A volte le coincidenze sono crudeli. Proprio lo stesso giorno in cui il nostro Senato reputava che dandole «dell’orango» l’ex ministro Calderoli non abbia compiuto un atto di discriminazione e incitamento all’odio razziale ma bensì di diffamazione, in Francia un giornale veniva condannato per istigazione all’odio razziale per aver definito «scimmia» la ministra della Giustizia Christiane Taubira. Si è sentita lasciata sola dal Pd?
«Sono indignata e andrò avanti nella mia battaglia di civiltà. L’odio razziale non può essere strumentalizzato da nessun partito, né banalizzato. Questa non è una causa personale, ma collettiva. Una battaglia di civiltà per le future generazioni che avranno tratti somatici diversi e che vivranno in una società multiculturale e multireligiosa. Faccio io una domanda: sarebbe bastato ad un comune cittadino pentirsi per non andare al processo? Ricordare quanto avvenuto in Francia, con quel pronunciamento diverso, è importante per capire che la mia non è una questione personale e che in altri paesi si muovono diversamente rispetto a certe situazioni. Io andrò avanti in questa battaglia e tutti i giorni nella mia pagina facebook posterò un messaggio di solidarietà di persone che mi sono state vicine per far capire che questi fatti non possono essere archiviati come se nulla fosse accaduto. Sono rimasta basita dalla scelta presa dal Senato italiano».

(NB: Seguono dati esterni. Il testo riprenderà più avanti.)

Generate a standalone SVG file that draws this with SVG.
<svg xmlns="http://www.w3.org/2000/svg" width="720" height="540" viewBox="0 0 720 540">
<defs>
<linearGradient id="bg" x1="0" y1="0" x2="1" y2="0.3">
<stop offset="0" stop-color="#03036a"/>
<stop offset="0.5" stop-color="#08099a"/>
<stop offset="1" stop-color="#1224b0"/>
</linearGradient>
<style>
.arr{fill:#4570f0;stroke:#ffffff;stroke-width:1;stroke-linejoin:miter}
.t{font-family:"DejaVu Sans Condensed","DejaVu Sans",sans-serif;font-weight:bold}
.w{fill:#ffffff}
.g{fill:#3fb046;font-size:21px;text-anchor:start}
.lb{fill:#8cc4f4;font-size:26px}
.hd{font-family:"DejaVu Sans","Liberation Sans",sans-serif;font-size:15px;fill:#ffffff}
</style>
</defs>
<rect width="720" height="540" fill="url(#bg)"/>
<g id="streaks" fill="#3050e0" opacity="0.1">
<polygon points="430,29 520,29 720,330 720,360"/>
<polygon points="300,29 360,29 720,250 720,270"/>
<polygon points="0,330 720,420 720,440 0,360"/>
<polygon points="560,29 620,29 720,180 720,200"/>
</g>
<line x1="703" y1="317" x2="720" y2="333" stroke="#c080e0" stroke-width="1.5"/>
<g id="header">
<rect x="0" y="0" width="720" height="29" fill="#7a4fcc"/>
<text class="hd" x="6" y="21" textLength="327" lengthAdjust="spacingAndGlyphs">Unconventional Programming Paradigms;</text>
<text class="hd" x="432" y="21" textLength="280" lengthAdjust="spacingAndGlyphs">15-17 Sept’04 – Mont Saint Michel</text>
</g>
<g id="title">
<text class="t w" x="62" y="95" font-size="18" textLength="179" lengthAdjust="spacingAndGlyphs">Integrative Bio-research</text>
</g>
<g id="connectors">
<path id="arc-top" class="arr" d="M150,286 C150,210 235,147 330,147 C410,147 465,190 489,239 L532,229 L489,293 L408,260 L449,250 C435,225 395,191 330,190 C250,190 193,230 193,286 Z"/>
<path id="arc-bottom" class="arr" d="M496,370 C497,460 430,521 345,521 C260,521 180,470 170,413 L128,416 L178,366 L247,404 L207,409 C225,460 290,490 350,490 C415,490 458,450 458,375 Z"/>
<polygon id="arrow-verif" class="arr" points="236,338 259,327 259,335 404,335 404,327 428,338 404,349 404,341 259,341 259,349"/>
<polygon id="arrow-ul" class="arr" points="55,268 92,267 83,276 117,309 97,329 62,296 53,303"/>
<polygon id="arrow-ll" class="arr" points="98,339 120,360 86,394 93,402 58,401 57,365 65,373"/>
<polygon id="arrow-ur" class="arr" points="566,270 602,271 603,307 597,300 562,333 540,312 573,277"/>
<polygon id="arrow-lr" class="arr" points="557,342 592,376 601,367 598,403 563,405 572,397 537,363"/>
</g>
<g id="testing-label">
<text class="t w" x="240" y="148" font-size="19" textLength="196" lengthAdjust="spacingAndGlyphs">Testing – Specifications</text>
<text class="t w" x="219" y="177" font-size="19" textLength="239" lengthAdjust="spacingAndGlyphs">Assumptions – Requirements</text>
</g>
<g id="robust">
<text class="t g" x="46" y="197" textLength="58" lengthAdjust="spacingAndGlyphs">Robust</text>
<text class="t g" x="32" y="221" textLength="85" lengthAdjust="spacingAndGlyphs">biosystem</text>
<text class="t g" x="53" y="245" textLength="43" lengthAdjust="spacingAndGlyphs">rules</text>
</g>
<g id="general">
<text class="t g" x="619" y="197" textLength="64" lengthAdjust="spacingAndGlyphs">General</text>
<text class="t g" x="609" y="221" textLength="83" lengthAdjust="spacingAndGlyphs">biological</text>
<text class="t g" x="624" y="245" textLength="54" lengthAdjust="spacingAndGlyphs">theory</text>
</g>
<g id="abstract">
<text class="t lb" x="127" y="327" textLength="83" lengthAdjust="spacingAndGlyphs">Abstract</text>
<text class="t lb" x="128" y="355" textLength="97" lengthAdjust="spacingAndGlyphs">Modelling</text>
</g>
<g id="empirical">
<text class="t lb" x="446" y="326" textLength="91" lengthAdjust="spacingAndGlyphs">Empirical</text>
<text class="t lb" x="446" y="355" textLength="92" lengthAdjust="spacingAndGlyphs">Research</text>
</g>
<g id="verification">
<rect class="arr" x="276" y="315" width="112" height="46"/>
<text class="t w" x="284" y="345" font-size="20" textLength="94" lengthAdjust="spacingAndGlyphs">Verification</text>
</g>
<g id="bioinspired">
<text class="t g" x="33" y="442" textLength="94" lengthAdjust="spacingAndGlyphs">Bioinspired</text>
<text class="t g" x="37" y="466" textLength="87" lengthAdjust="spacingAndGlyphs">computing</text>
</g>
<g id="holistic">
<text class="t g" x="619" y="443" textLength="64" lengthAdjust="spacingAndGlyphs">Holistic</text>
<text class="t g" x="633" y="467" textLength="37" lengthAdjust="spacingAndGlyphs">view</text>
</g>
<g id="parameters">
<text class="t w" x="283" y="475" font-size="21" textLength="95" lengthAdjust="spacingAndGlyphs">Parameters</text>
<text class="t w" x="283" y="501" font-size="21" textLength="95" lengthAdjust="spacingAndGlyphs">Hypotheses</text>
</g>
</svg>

A lei è stata affidata dall’Unione europea la gestione dell’emergenza Mediterraneo. Quali strategie state mettendo in campo?

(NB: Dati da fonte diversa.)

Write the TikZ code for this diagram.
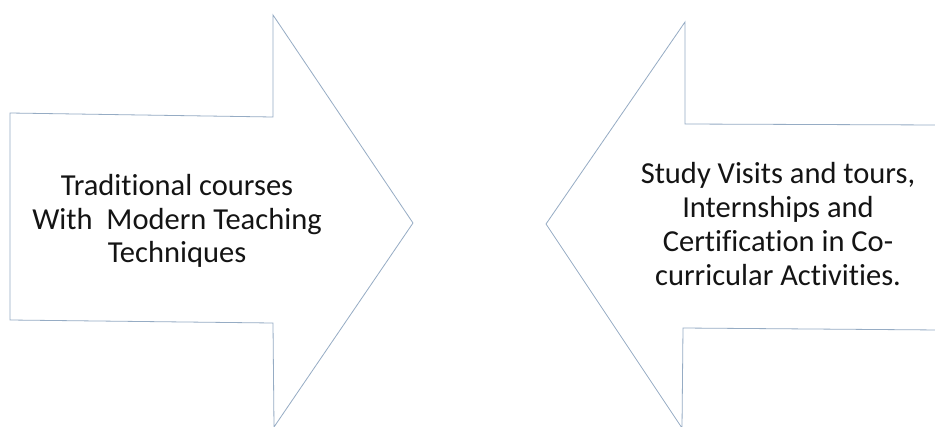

«Abbiamo fatto un lungo lavoro iniziato a dicembre e prodotto due risoluzioni. L’ultimo dossier, di aprile, contiene otto punti centrali. Tra i quali la ricerca e il salvataggio nel mare attraverso l’equa ripartizione delle responsabilità. L’Italia dunque non è più sola e oggi vede l’aiuto di tutti i paesi europei. Con il rafforzamento di Triton abbiamo, di fatto, creato i presupposti per un Mare Nostrum europeo. Poi la lotta al traffico di esseri umani; il rafforzamento delle vie legali; il rapporto dell’Europa con i paesi terzi di origine dei migranti ed ancora, il pacchetto di asili, il superamento del regolamento di Dublino e la politica comune su immigrazione e asilo. Il futuro dossier sarà la base per tutte le prossime politiche europee».